A few days ago, while waiting for a train in a small town in Kerala, I ordered tea from a stall that looked like any other — steel cups, plastic jars of biscuits, a handwritten price board fading under the sun. But right next to the kettle was something I didn’t expect: A tiny box with a blinking blue light. Curious, I asked the chaiwala if it was a router, and he casually mentioned it was part of the PM-WANI initiative.
He nodded casually, as if this were the most ordinary thing in the world.
“PM-WANI,” he said.
“Free Wi-Fi. Try it if you want to experience the connectivity that PM-WANI offers.”
It took me less than thirty seconds: Download an app → tap a hotspot → receive OTP → connected.
No passwords.
No complicated menus.
No asking strangers for numbers written on a napkin.
And there I was — standing beside a tea stall, browsing at nearly the same speed I get at home. It felt small and huge at the same time.

The Big Idea Hiding Behind a Complicated Name: PM-WANI
PM-WANI — or Prime Minister Wi-Fi Access Network Interface — sounds like one of those government titles that belong inside a dusty PDF file no one reads.
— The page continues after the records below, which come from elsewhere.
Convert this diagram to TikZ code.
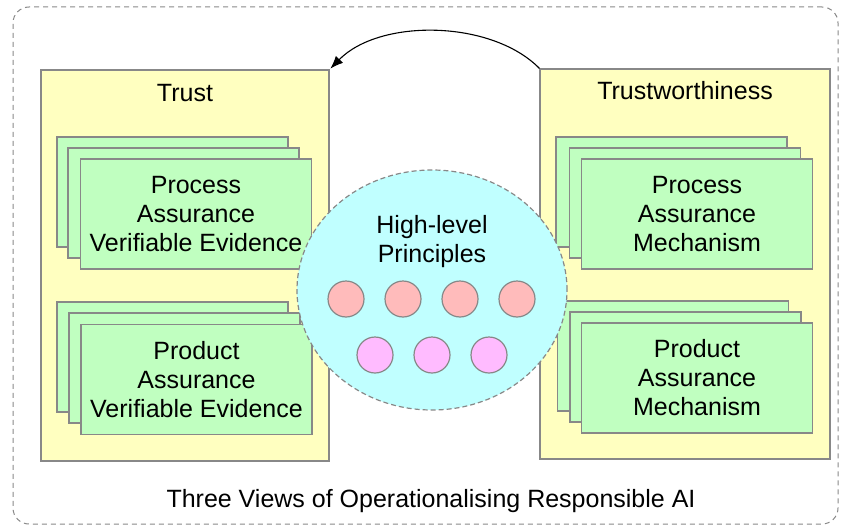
\documentclass[tikz,border=0pt]{standalone}
\usepackage{fontspec}
\setmainfont{Liberation Sans}
\usetikzlibrary{arrows.meta,shapes.geometric}
\definecolor{yel}{HTML}{FFFFC0}
\definecolor{grn}{HTML}{C0FFC0}
\definecolor{cyn}{HTML}{C0FFFF}
\definecolor{pnk}{HTML}{FFBBBB}
\definecolor{vio}{HTML}{FFBBFF}
\definecolor{bgray}{HTML}{888888}
\begin{document}
\begin{tikzpicture}[x=1pt,y=-1pt,
  txt/.style={font=\fontsize{25}{29}\selectfont, align=center, inner sep=0pt},
  frame/.style={draw=bgray, dashed, dash pattern=on 5pt off 4pt, line width=1pt, rounded corners=16pt, minimum width=825pt, minimum height=517pt, inner sep=0pt},
  panel/.style={draw=bgray, line width=1.2pt, fill=yel, inner sep=0pt},
  card/.style={draw=bgray, line width=1.2pt, fill=grn, minimum width=231pt, minimum height=110pt, inner sep=0pt, txt},
  hub/.style={ellipse, draw=bgray, dashed, dash pattern=on 5pt off 3pt, line width=1.2pt, fill=cyn, minimum width=270pt, minimum height=240pt, inner sep=0pt},
  dotp/.style={circle, draw=bgray, line width=1.2pt, fill=pnk, minimum size=36pt, inner sep=0pt},
  dotv/.style={circle, draw=bgray, line width=1.2pt, fill=vio, minimum size=36pt, inner sep=0pt}
]
\useasboundingbox (0,0) rectangle (842,527);
\node[frame] (outer) at (425.5,265.5) {};
% panels
\node[panel, minimum width=288pt, minimum height=391pt] (trust) at (185,265.5) {};
\node[panel, minimum width=290pt, minimum height=390pt] (tw) at (685,264) {};
\node[txt] (trustT) at (185,93) {Trust};
\node[txt] (twT) at (685,91) {Trustworthiness};
% left top stack
\node[card] (lt1) at (172.5,192) {};
\node[card] (lt2) at (183.5,203) {};
\node[card] (lt3) at (196,214) {Process\\Assurance\\Verifiable Evidence};
% left bottom stack
\node[card] (lb1) at (172.5,357) {};
\node[card] (lb2) at (184.5,368) {};
\node[card] (lb3) at (196.5,379.5) {Product\\Assurance\\Verifiable Evidence};
% right top stack
\node[card] (rt1) at (671.5,192) {};
\node[card] (rt2) at (685,203) {};
\node[card] (rt3) at (697,214) {Process\\Assurance\\Mechanism};
% right bottom stack
\node[card] (rb1) at (673,356) {};
\node[card] (rb2) at (685.5,367) {};
\node[card] (rb3) at (697,378) {Product\\Assurance\\Mechanism};
% hub
\node[hub] (hub) at (432,290) {};
\node[txt] (hubT) at (432,242) {High-level\\Principles};
\node[dotp] (p1) at (346,299) {};
\node[dotp] (p2) at (403,299) {};
\node[dotp] (p3) at (460,299) {};
\node[dotp] (p4) at (517,299) {};
\node[dotv] (v1) at (375,355) {};
\node[dotv] (v2) at (432,355) {};
\node[dotv] (v3) at (489,355) {};
% arrow
\draw[line width=1.1pt, -{Latex[length=13pt,width=10pt]}, shorten >=1pt] (tw.north west) .. controls (492,20) and (380,18) .. (trust.north east);
% caption
\node[txt] (cap) at (431,501) {Three Views of Operationalising Responsible AI};
\end{tikzpicture}
\end{document}
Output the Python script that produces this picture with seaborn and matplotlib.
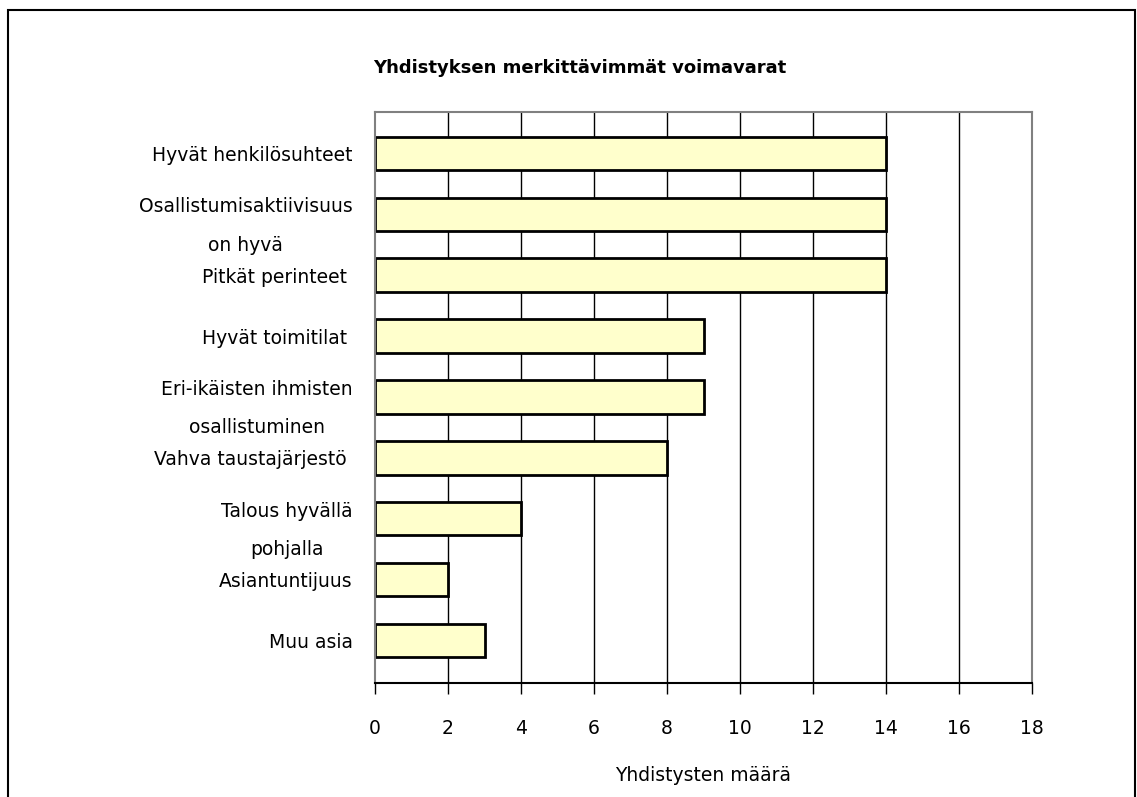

But the spirit behind it is surprisingly simple: Anyone can become a public Wi-Fi provider. A stationery shop, a dhaba owner, a cyber café that closed years ago, a kirana store, a bus stop, a paan stall — anybody.
No telecom license.
No months of paperwork.
No government corridors to walk through.
Just a broadband line, a small router, and a connection to the PM-WANI platform. If UPI made payments universal, PM-WANI wants to do the same for internet access.
How It Actually Works — Without the Tech Jargon
Behind PM-WANI is a structure — but it doesn’t feel bureaucratic or heavy. There’s the PDO, which is just a fancy way of saying “the place giving you Wi-Fi.” Then there’s the PDO Aggregator, the person/company who handles all the complicated backend things like authentication and security — the stuff the chaiwala doesn’t need to worry about.
Apps help people find nearby hotspots, and a central registry keeps everyone verified and accountable. That’s it. A few moving parts, all working quietly together.
Why It Matters More Than It Appears
It’s easy to shrug and say: “Okay… free Wi-Fi. Cool. But so what?” But think about who benefits the most:
- A student sharing one data pack with siblings
- A delivery worker, depending on maps for his day’s earnings
- A farmer trying to apply for subsidies
- A small business owner learning how to sell online
- A child attending online classes in a village where the network drops every five minutes
For people like these, the internet isn’t entertainment. It’s access. It’s an opportunity. It’s dignity.
The Unexpected Side Effect: Micro-Entrepreneurs
What surprised me the most wasn’t the technology — it was the business possibility. A shop owner can earn from Wi-Fi the same way people once earned from mobile recharges. Some may offer it free to attract customers. Some may charge a few rupees for higher speed. Some may bundle it with services: printing, digital payments, and online forms.
A simple router becomes a quiet income stream. A tea stall becomes a tiny digital hub.
India’s Digital Leap — Now at Street Level
We talk about 5G, AI, fintech, metaverse — big, futuristic words. But sometimes progress looks like something humbler: A blinking light at a corner stall. A boy is downloading homework. A grandmother is video-calling her son from a bus station. A freelancer sending work from a ration shop’s Wi-Fi.
And the best part? It doesn’t feel like a government scheme. It feels like a possibility.
Still Early — But Moving
PM-WANI hasn’t exploded the way UPI did — not yet. But it’s spreading. Quietly. Steadily. One chai stall, one kirana store, one bus stop at a time. And someday — maybe sooner than we think — connecting to Wi-Fi in a remote village won’t feel interesting or surprising.
It will feel normal.
Expected.
Invisible.
Just another part of life.
The Moment It Becomes Real
As I finished my tea, I watched a schoolboy — maybe 12 or 13 — stop at the stall, tap his phone, connect, and walk away. No hesitation. No excitement. No awareness that anything unusual had just happened. For him, this wasn’t a new technology. It was simply there — like electricity, like roads, like mobile networks. And that’s the real sign of change: Technology stops looking like technology and starts looking like everyday life.